Entries taken from a collection
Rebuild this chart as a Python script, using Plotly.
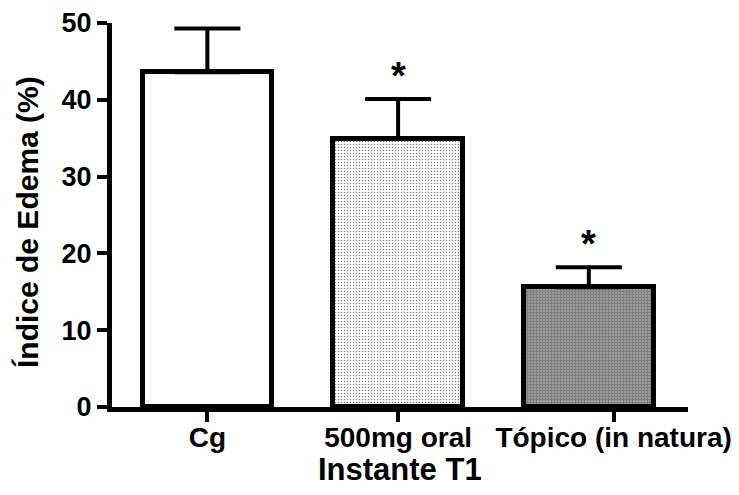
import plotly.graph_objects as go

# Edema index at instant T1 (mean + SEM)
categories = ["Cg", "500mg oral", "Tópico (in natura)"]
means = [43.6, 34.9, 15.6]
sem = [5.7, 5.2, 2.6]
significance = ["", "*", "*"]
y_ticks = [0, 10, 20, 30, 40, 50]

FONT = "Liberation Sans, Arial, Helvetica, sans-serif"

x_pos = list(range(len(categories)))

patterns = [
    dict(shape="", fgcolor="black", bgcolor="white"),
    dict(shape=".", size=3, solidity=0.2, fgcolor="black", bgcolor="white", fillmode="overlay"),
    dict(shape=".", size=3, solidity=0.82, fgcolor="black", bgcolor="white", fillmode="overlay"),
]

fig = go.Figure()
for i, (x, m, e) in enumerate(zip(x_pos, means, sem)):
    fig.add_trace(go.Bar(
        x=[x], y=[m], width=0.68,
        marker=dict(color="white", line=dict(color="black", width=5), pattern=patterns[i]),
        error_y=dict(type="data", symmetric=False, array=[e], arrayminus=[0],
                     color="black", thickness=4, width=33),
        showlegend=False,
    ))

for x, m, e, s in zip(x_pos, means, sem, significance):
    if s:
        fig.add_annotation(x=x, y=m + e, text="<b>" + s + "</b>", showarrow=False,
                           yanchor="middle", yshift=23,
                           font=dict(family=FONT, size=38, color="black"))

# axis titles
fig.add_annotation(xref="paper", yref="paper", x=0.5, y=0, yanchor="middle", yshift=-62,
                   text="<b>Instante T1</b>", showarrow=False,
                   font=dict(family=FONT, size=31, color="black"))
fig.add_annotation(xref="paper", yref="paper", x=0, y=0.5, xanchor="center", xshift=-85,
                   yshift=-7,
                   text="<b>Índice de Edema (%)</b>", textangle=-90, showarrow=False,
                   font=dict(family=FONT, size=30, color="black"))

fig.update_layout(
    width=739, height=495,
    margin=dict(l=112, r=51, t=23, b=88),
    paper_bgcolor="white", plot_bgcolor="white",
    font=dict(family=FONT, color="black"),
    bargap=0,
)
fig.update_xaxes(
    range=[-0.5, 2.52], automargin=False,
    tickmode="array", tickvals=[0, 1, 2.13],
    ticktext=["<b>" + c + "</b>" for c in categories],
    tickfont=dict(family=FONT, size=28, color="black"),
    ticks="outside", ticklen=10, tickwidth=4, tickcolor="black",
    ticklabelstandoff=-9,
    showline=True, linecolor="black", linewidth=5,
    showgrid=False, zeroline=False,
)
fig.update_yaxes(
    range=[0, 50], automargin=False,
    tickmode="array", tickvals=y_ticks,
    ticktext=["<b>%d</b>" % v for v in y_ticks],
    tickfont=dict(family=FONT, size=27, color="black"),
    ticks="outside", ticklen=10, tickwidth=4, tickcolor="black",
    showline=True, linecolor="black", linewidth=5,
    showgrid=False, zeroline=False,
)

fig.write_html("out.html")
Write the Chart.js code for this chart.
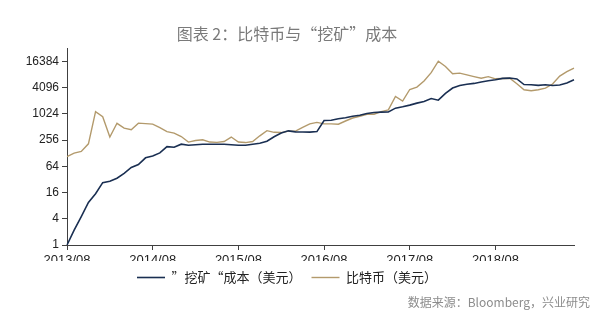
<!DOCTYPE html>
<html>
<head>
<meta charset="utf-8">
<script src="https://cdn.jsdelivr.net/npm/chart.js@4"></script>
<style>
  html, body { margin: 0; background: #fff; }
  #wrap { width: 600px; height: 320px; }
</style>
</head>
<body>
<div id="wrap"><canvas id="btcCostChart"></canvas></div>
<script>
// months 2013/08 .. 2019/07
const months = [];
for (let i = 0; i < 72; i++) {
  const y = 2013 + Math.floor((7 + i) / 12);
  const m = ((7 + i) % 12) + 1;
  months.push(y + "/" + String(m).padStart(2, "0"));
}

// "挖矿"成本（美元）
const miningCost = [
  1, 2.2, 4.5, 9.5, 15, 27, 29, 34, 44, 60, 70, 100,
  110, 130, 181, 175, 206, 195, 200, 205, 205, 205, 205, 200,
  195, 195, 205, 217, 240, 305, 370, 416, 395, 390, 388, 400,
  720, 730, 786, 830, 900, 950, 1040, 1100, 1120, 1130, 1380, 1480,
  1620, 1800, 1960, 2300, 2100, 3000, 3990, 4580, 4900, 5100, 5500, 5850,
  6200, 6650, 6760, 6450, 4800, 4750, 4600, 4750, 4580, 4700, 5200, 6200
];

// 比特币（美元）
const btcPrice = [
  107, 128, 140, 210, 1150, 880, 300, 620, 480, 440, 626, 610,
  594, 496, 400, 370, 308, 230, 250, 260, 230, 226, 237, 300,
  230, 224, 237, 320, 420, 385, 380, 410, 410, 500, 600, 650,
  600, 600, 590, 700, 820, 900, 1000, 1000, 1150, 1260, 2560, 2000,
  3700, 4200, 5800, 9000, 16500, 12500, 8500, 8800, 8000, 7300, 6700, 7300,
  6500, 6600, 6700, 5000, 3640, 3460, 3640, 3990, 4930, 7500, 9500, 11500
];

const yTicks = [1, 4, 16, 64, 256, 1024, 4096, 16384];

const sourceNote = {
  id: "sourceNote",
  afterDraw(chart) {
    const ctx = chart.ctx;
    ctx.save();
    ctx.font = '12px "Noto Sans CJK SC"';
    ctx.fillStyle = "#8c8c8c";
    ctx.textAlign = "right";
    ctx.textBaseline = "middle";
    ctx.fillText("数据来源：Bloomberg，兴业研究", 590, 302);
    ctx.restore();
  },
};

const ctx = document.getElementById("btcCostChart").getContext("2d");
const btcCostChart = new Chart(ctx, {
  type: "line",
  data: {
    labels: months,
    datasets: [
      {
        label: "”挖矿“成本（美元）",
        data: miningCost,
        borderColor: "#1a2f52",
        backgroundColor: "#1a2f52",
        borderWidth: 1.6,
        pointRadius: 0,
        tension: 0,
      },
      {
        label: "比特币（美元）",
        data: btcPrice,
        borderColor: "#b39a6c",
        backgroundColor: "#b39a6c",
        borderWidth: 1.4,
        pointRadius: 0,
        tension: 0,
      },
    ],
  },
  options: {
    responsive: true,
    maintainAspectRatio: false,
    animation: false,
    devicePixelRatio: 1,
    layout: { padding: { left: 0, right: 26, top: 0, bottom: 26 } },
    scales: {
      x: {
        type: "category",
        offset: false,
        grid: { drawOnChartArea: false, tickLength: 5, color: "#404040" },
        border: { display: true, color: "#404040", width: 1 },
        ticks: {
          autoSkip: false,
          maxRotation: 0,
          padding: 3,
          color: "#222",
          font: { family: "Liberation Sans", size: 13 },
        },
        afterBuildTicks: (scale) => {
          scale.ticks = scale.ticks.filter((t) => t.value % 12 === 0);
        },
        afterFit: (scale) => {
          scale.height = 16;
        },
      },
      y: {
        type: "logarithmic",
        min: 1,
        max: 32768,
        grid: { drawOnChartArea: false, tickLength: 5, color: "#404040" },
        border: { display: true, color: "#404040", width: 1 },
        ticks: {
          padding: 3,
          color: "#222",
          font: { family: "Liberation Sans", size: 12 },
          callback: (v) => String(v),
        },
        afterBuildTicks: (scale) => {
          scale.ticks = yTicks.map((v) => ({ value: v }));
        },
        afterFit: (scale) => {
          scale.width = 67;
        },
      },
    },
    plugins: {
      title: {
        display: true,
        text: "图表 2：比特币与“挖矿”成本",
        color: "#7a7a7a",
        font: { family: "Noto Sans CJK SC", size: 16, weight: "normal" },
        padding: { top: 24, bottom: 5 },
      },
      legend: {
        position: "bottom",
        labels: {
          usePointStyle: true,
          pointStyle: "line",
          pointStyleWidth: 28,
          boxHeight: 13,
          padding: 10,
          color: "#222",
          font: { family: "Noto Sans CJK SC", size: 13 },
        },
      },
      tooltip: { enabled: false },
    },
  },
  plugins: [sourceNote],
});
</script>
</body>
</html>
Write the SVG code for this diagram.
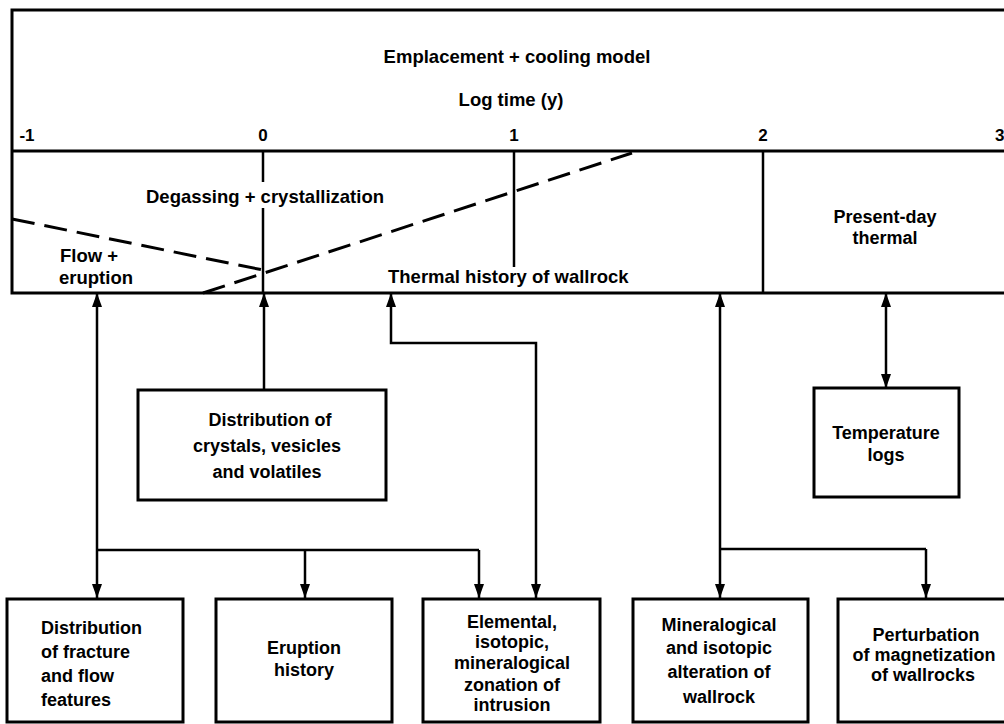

### TASK REQUIREMENTS
How many lines in the records above contain the word "this"? Reply with the number and nothing more.

### TASK RESULT
3